Johnny Lee Schell's boiling guitar kicks off “It's Good To Be King,” Cleary pounding the keys like a man shot full of Carnival juice, Dardar's harp cutting a swath through the crowd to give celebrants room to stomp around and holler with the joy of being king for a day. “Heading Down to Houma” is mix of Zydeco and boogie-woogie, a return to Dardar's stomping grounds for a fais do-do throwdown.
Dardar was as deeply rooted in blues as in swamp pop, backing Lightnin' Hopkins and Jimmy Reed on tour sharing stages with Jimmy Reed, opening for John Lee Hooker.
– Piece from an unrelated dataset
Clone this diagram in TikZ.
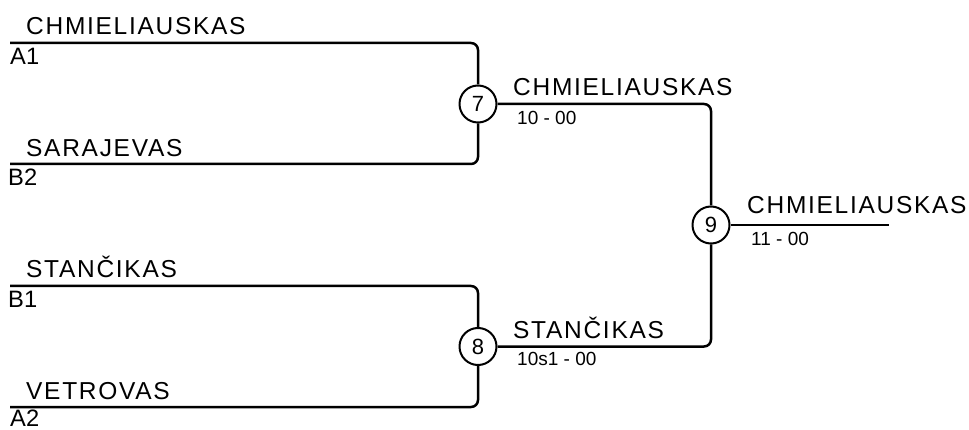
\documentclass[tikz,border=0pt]{standalone}
\usepackage{fontspec}
\setmainfont{Liberation Sans}
\newfontfamily\namefont[LetterSpace=7]{Liberation Sans}
\usetikzlibrary{positioning}

\begin{document}
\begin{tikzpicture}[x=1pt,y=-1pt,
  bline/.style={line width=2.5pt, rounded corners=7pt},
  game/.style={circle, draw, line width=2pt, minimum size=37pt, inner sep=0pt, font=\fontsize{22}{26}\selectfont},
  pname/.style={anchor=base west, inner sep=0pt, font=\namefont\fontsize{24.5}{28}\selectfont},
  pseed/.style={anchor=base west, inner sep=0pt, font=\fontsize{23.7}{28}\selectfont},
  pscore/.style={anchor=base west, inner sep=0pt, font=\fontsize{19}{22}\selectfont}]
  \useasboundingbox (0,0) rectangle (969,430);
  % round 1
  \coordinate (s1) at (10,43);
  \coordinate (s2) at (10,164);
  \coordinate (s3) at (10,286);
  \coordinate (s4) at (10,407);
  \node[game] (g7) at (478,104) {7};
  \node[game] (g8) at (478,346.5) {8};
  \node[game] (g9) at (711,225) {9};
  \coordinate (fin) at (889,225);
  \draw[bline] (s1) -| (g7);
  \draw[bline] (s2) -| (g7);
  \draw[bline] (s3) -| (g8);
  \draw[bline] (s4) -| (g8);
  % round 2 and final
  \draw[bline] (g7) -| (g9);
  \draw[bline] (g8) -| (g9);
  \draw[bline] (g9) -- (fin);
  % players
  \node[pname] (n1) at (26,35) {CHMIELIAUSKAS};
  \node[pseed] (d1) at (10,65) {A1};
  \node[pname] (n2) at (26,157) {SARAJEVAS};
  \node[pseed] (d2) at (8,186) {B2};
  \node[pname] (n3) at (26,278) {STANČIKAS};
  \node[pseed] (d3) at (8,308) {B1};
  \node[pname] (n4) at (26,399) {VETROVAS};
  \node[pseed] (d4) at (10,426.5) {A2};
  % winners
  \node[pname] (n7) at (513,96) {CHMIELIAUSKAS};
  \node[pscore] (r7) at (517,125) {10 - 00};
  \node[pname] (n8) at (513,338) {STANČIKAS};
  \node[pscore] (r8) at (517,365) {10s1 - 00};
  \node[pname] (n9) at (747,214) {CHMIELIAUSKAS};
  \node[pscore] (r9) at (751,246) {11 - 00};
\end{tikzpicture}
\end{document}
Johnny Lee Schell wrote “Baby I Can Tell,” but it could just as easily been broken off of a piece of Hooker's endless boogie chain, Dardar stomping through the mud with a bigfoot vocal, cutting a fiery path through the swampy surroudings with his harp.
Jon Cleary's “Lets Both Go Back to New Orleans” is vintgage swamp pop, sounding like a Fats Domino golden oldie. Dardar's own composition, “In My Mind,” is a Percy Sledge-worthy vehicle that also upholds the swamp pop tradtion.
Teresa James lights up the the blue collar boogie of “Shake A Leg” with searing soul screams inserted willy-nilly around the throbbing backbeat and Dardar's big-bellied boogie shout outs.
“Big Daddy Gumbo” is Schell's swampy, hoo-doo tribute to Dardar, Sublett's sax wailing like a lost soul over the burbling organ roux.
It's a nice tribute that feels more like a thowdown than a wake, a lively celebration of life for a larger than life character who lives on through his music.